Le comité avait également fait valoir que la loi adoptée par le Parlement n'était pas assez ferme, car prévoyant une interdiction professionnelle obligatoire de seulement dix ans, et uniquement à la suite d'une peine minimale de six mois.

Parmi les co-présidents de l'initiative figurent des représentants des partis de droite et du centre. L'association Marche blanche Suisse a été créée, en juin 2001, par un groupe de parents choqués par la réalité de la pédocriminalité et qui estiment que la pédophilie n'est pas guérissable.

Le système de démocratie directe en Suisse permet d'organiser des référendums sur un texte donné pour autant que ses partisans aient obtenu le nombre de signataires prévus par la constitution. Pour un référendum au niveau fédéral, il faut 100.000 signatures.

La Suisse va ainsi disposer d'une loi plus rigide que ses voisins car la justice ne pourra plus tenir compte de la gravité des actes et devra automatiquement appliquer l'interdiction d'exercer.

L'acceptation du projet par le peuple met la Suisse face à un "dilemme" car il est impossible d'appliquer l'initiative telle quelle "sans violer la Constitution et cela me préoccupe", a estimé la ministre de la Justice et Police, Simonetta Sommaruga, lors d'une conférence de presse.

Elle a également souligné qu'une possibilité serait d'inclure des exceptions dans la loi d'application, comme le suggère la Marche blanche.

"Nous sommes tous d'accord que nous devons mieux protéger (les enfants) contre les violences sexuelles, mais nous ne devons pas oublier que les agressions ne peuvent être évitées que si tout le monde fait preuve de vigilance.
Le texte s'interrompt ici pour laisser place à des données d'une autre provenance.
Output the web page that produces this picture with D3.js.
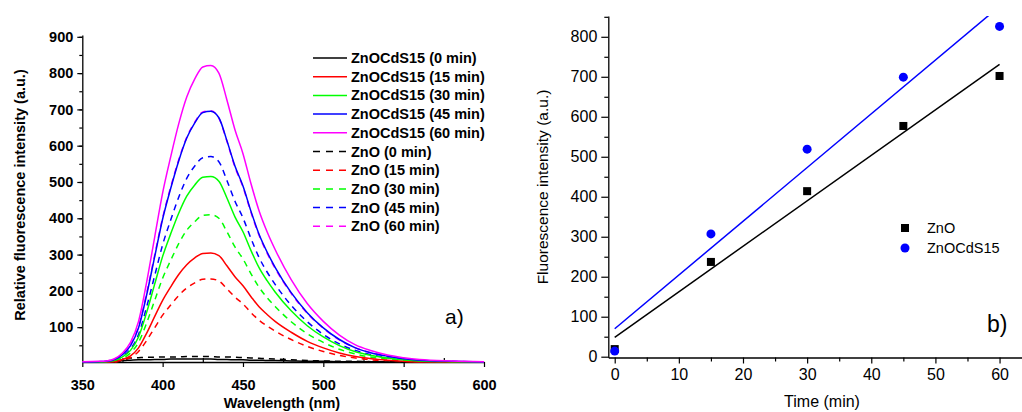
<!DOCTYPE html>
<html>
<head>
<meta charset="utf-8">
<script src="https://cdn.jsdelivr.net/npm/d3@7"></script>
<style>
  body { margin: 0; background: white; }
  svg text { font-family: "Liberation Sans", Arial, sans-serif; }
</style>
</head>
<body>
<div id="container"></div>
<script>
/* CONSTANTS AND GLOBALS */
const width = 1022;
const height = 412;

/* DATA - panel a) spectra */
const wavelength = [350, 360, 365, 370, 375, 380, 385, 390, 395, 400, 405, 410, 415, 420, 425, 430, 435, 440, 445, 450,
  455, 460, 465, 470, 480, 490, 500, 510, 520, 530, 540, 550, 560, 580, 600];

const cds0  = [4, 4, 5, 6, 8, 9, 10, 10, 11, 11, 12, 12, 12, 12, 12, 12, 11, 11, 10, 10, 9, 9, 8, 8, 7, 6, 6, 5, 5, 5, 4, 4, 4, 4, 4];
const cds15 = [4, 4, 4, 5, 11, 21, 43, 83, 129, 174, 211, 245, 272, 291, 303, 304, 297, 269, 239, 214, 184, 156, 135, 116, 86, 61, 43, 29, 19, 13, 9, 6, 4, 4, 4];
const cds30 = [4, 4, 5, 8, 18, 36, 73, 140, 218, 295, 357, 414, 461, 492, 513, 515, 502, 456, 404, 363, 311, 264, 228, 197, 145, 104, 73, 49, 32, 22, 15, 10, 7, 5, 4];
const cds45 = [4, 5, 6, 11, 24, 49, 98, 188, 293, 398, 482, 558, 621, 663, 691, 695, 677, 614, 544, 489, 419, 356, 307, 265, 195, 140, 98, 66, 43, 29, 20, 13, 9, 6, 4];
const cds60 = [5, 6, 7, 13, 29, 58, 116, 223, 347, 470, 569, 660, 734, 784, 817, 821, 800, 726, 644, 578, 495, 421, 363, 314, 231, 165, 116, 78, 51, 35, 23, 16, 11, 7, 5];

const zno0  = [4, 4, 5, 7, 12, 15, 16, 17, 17, 18, 18, 18, 19, 19, 19, 19, 18, 18, 17, 16, 15, 14, 13, 12, 10, 8, 7, 6, 6, 5, 5, 5, 4, 4, 4];
const zno15 = [4, 4, 4, 4, 8, 16, 33, 63, 98, 133, 161, 187, 208, 222, 232, 233, 227, 206, 183, 164, 140, 119, 103, 89, 66, 47, 33, 22, 15, 10, 7, 4, 4, 4, 4];
const zno30 = [4, 4, 4, 7, 14, 29, 58, 111, 173, 235, 284, 330, 367, 391, 408, 410, 400, 363, 321, 288, 247, 210, 181, 157, 115, 82, 58, 39, 26, 17, 12, 8, 5, 4, 4];
const zno45 = [4, 4, 5, 9, 20, 40, 80, 155, 241, 327, 395, 458, 510, 544, 567, 570, 556, 504, 447, 401, 344, 292, 252, 218, 160, 115, 80, 54, 36, 24, 16, 11, 7, 5, 4];
const zno60 = [4, 5, 7, 12, 26, 52, 102, 193, 298, 402, 486, 561, 623, 665, 693, 696, 676, 612, 541, 486, 416, 353, 304, 262, 193, 138, 97, 65, 43, 29, 20, 13, 9, 6, 4];

const spectraNames = ["ZnOCdS15 (0 min)", "ZnOCdS15 (15 min)", "ZnOCdS15 (30 min)", "ZnOCdS15 (45 min)", "ZnOCdS15 (60 min)",
  "ZnO (0 min)", "ZnO (15 min)", "ZnO (30 min)", "ZnO (45 min)", "ZnO (60 min)"];
const spectraValues = [cds0, cds15, cds30, cds45, cds60, zno0, zno15, zno30, zno45, zno60];
const spectraColors = ["#000000", "#ff0000", "#00ff00", "#0000ff", "#ff00ff",
  "#000000", "#ff0000", "#00ff00", "#0000ff", "#ff00ff"];

/* DATA - panel b) intensity vs time */
const time = [0, 15, 30, 45, 60];
const znoIntensity = [19, 237, 414, 577, 702];
const cdsIntensity = [14, 307, 519, 699, 826];

const svg = d3.select("#container")
  .append("svg")
  .attr("width", width)
  .attr("height", height)
  .style("background-color", "white");

/* ---------- PANEL A ---------- */
const xA = d3.scaleLinear().domain([350, 600]).range([82.3, 484]);
const yA = d3.scaleLinear().domain([4, 905]).range([362, 35]);
const fsA = 14.5;

const gA = svg.append("g");

// y axis: major + minor
gA.append("g")
  .attr("transform", `translate(${xA.range()[0]},0)`)
  .call(d3.axisLeft(yA).tickValues(d3.range(50, 901, 50)).tickSize(3).tickFormat(""))
  .call(g => g.select(".domain").remove())
  .selectAll("line").attr("stroke-width", 1.2);

gA.append("g")
  .attr("transform", `translate(${xA.range()[0]},0)`)
  .call(d3.axisLeft(yA).tickValues(d3.range(100, 901, 100)).tickSize(5).tickSizeOuter(0).tickPadding(4))
  .call(g => g.select(".domain").attr("stroke-width", 1.3))
  .call(g => g.selectAll("line").attr("stroke-width", 1.2))
  .call(g => g.selectAll("text").attr("font-size", fsA).attr("font-weight", "bold").attr("fill", "#000"));

// x axis: minor ticks inward, major outward
gA.append("g")
  .attr("transform", `translate(0,${yA.range()[0]})`)
  .call(d3.axisTop(xA).tickValues([375, 425, 475, 525, 575]).tickSize(4).tickFormat(""))
  .call(g => g.select(".domain").remove())
  .selectAll("line").attr("stroke-width", 1.2);

gA.append("g")
  .attr("transform", `translate(0,${yA.range()[0]})`)
  .call(d3.axisBottom(xA).tickValues(d3.range(350, 601, 50)).tickSize(5).tickSizeOuter(0).tickPadding(13))
  .call(g => g.select(".domain").attr("stroke-width", 1.3))
  .call(g => g.selectAll("line").attr("stroke-width", 1.2))
  .call(g => g.selectAll("text").attr("font-size", fsA).attr("font-weight", "bold").attr("fill", "#000"));

const lineA = d3.line()
  .x((d, i) => xA(wavelength[i]))
  .y(d => yA(d))
  .curve(d3.curveMonotoneX);

// dashed first, then solid on top
const order = [5, 6, 7, 8, 9, 0, 1, 2, 3, 4];
gA.selectAll(".spec")
  .data(order)
  .join("path")
  .attr("class", "spec")
  .attr("d", k => lineA(spectraValues[k]))
  .attr("fill", "none")
  .attr("stroke", k => spectraColors[k])
  .attr("stroke-width", 1.5)
  .attr("stroke-dasharray", k => k >= 5 ? "6,5" : null);

// legend
const legA = gA.append("g").attr("transform", "translate(313,58)");
const legRow = legA.selectAll("g")
  .data(spectraNames)
  .join("g")
  .attr("transform", (d, i) => `translate(0,${i * 18.7})`);
legRow.append("line")
  .attr("x1", 0).attr("x2", 34)
  .attr("stroke", (d, i) => spectraColors[i])
  .attr("stroke-width", 1.5)
  .attr("stroke-dasharray", (d, i) => i >= 5 ? "7,6" : null);
legRow.append("text")
  .attr("x", 38).attr("dy", "0.35em")
  .attr("font-size", fsA).attr("font-weight", "bold")
  .text(d => d);

gA.append("text")
  .attr("x", 282).attr("y", 408)
  .attr("text-anchor", "middle")
  .attr("font-size", fsA).attr("font-weight", "bold")
  .text("Wavelength (nm)");

gA.append("text")
  .attr("transform", "translate(25,195) rotate(-90)")
  .attr("text-anchor", "middle")
  .attr("font-size", fsA).attr("font-weight", "bold")
  .text("Relative fluorescence intensity (a.u.)");

gA.append("text")
  .attr("x", 445).attr("y", 324)
  .attr("font-size", 21)
  .text("a)");

/* ---------- PANEL B ---------- */
const xB = d3.scaleLinear().domain([-1, 63.5]).range([608.3, 1022]);
const yB = d3.scaleLinear().domain([-2, 852]).range([357.5, 16]);

const gB = svg.append("g");

gB.append("g")
  .attr("transform", `translate(${xB.range()[0]},0)`)
  .call(d3.axisLeft(yB).tickValues(d3.range(50, 851, 100)).tickSize(4).tickFormat(""))
  .call(g => g.select(".domain").remove())
  .selectAll("line").attr("stroke-width", 1.2);

gB.append("g")
  .attr("transform", `translate(${xB.range()[0]},0)`)
  .call(d3.axisLeft(yB).tickValues(d3.range(0, 801, 100)).tickSize(7).tickSizeOuter(0).tickPadding(4))
  .call(g => g.select(".domain").attr("stroke-width", 1.3))
  .call(g => g.selectAll("line").attr("stroke-width", 1.2))
  .call(g => g.selectAll("text").attr("font-size", 16).attr("fill", "#000"));

gB.append("g")
  .attr("transform", `translate(0,${yB.range()[0]})`)
  .call(d3.axisBottom(xB).tickValues(d3.range(5, 61, 10)).tickSize(4).tickFormat(""))
  .call(g => g.select(".domain").remove())
  .selectAll("line").attr("stroke-width", 1.2);

gB.append("g")
  .attr("transform", `translate(0,${yB.range()[0]})`)
  .call(d3.axisBottom(xB).tickValues(d3.range(0, 61, 10)).tickSize(6).tickSizeOuter(0).tickPadding(5))
  .call(g => g.select(".domain").attr("stroke-width", 1.3))
  .call(g => g.selectAll("line").attr("stroke-width", 1.2))
  .call(g => g.selectAll("text").attr("font-size", 16).attr("fill", "#000"));

// linear fits clipped to plot area
svg.append("clipPath").attr("id", "clipB")
  .append("rect")
  .attr("x", xB.range()[0]).attr("y", yB.range()[1])
  .attr("width", xB.range()[1] - xB.range()[0])
  .attr("height", yB.range()[0] - yB.range()[1]);

function fit(xs, ys) {
  const mx = d3.mean(xs), my = d3.mean(ys);
  const sxy = d3.sum(xs, (x, i) => (x - mx) * (ys[i] - my));
  const sxx = d3.sum(xs, x => (x - mx) * (x - mx));
  const b = sxy / sxx;
  return { a: my - b * mx, b: b };
}

const fits = [
  { f: fit(time, znoIntensity), color: "#000000" },
  { f: fit(time, cdsIntensity), color: "#0000ff" }
];

gB.append("g").attr("clip-path", "url(#clipB)")
  .selectAll("line")
  .data(fits)
  .join("line")
  .attr("x1", xB(0)).attr("x2", xB(60))
  .attr("y1", d => yB(d.f.a))
  .attr("y2", d => yB(d.f.a + d.f.b * 60))
  .attr("stroke", d => d.color)
  .attr("stroke-width", 1.5);

gB.selectAll(".sq")
  .data(znoIntensity)
  .join("rect")
  .attr("class", "sq")
  .attr("x", (d, i) => xB(time[i]) - 4)
  .attr("y", d => yB(d) - 4)
  .attr("width", 8).attr("height", 8)
  .attr("fill", "#000");

gB.selectAll(".dot")
  .data(cdsIntensity)
  .join("circle")
  .attr("class", "dot")
  .attr("cx", (d, i) => xB(time[i]))
  .attr("cy", d => yB(d))
  .attr("r", 4.5)
  .attr("fill", "#0000ff");

// legend b
const legB = gB.append("g").attr("transform", "translate(905,228)");
legB.append("rect").attr("x", -4).attr("y", -4).attr("width", 8).attr("height", 8).attr("fill", "#000");
legB.append("text").attr("x", 22).attr("dy", "0.35em").attr("font-size", 14.5).text("ZnO");
legB.append("circle").attr("cy", 20).attr("r", 4.5).attr("fill", "#0000ff");
legB.append("text").attr("x", 22).attr("y", 20).attr("dy", "0.35em").attr("font-size", 14.5).text("ZnOCdS15");

gB.append("text")
  .attr("x", 822).attr("y", 407)
  .attr("text-anchor", "middle")
  .attr("font-size", 16)
  .text("Time (min)");

gB.append("text")
  .attr("transform", "translate(548,187) rotate(-90)")
  .attr("text-anchor", "middle")
  .attr("font-size", 15.5)
  .text("Fluorescence intensity (a.u.)");

gB.append("text")
  .attr("x", 987).attr("y", 332)
  .attr("font-size", 23)
  .text("b)");
</script>
</body>
</html>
C'est un état d'esprit que nous devons cultiver chaque jour", a-t-elle également fait remarquer.

L'Autriche, la Belgique, la France, l'Allemagne et l'Italie ont la possibilité d'interdire des activités professionnelles ou bénévoles avec des enfants. L'interdiction peut également être à vie, mais, selon l'Institut suisse de droit comparé (ISDC), cité par les médias, ces cas de figure restent des exceptions dans ces pays.

En France, par exemple, il n'y a aucune automaticité dans l'interdiction de travailler avec des mineurs pour quelqu'un condamné pour pédophilie. C'est décidé au moment du jugement par le tribunal.

La personne condamnée à plus de 5 ans de prison est inscrite à un fichier des délinquants sexuels (pour les moins de 5 ans, c'est le tribunal qui décide de l'inscription ou non). Ce fichier peut être consulté par les autorités judiciaires, les préfets, et certaines administrations de l'État pour les décisions administratives de recrutements, d'affectation, d'autorisation, d'agrément ou d'habilitation concernant des activités ou des professions impliquant un contact avec des mineurs.

Selon l'ISDC, l'Italie serait le pays à présenter le plus de similitudes avec la Suisse, mais l'interdiction d'exercer s'applique automatiquement seulement pour six délits. En outre, la sanction s'applique uniquement en cas d'activité dans les écoles, ainsi que dans les institutions ou autres structures officielles, fréquentés par des mineurs, selon les experts.

Suite au vote, les enseignants suisses ont indiqué espérer une mise en oeuvre "la plus raisonnable possible" du texte. Georges Pasquier, président du Syndicat des enseignants romands, s'est dit tout de même content que le "oui" n'atteigne pas les 80% pronostiqués.

En 2008, les Suisses avaient déjà accepté l'imprescriptibilité des actes pédophiles, au même titre que les crimes contre l'humanité, le génocide et les attaques terroristes.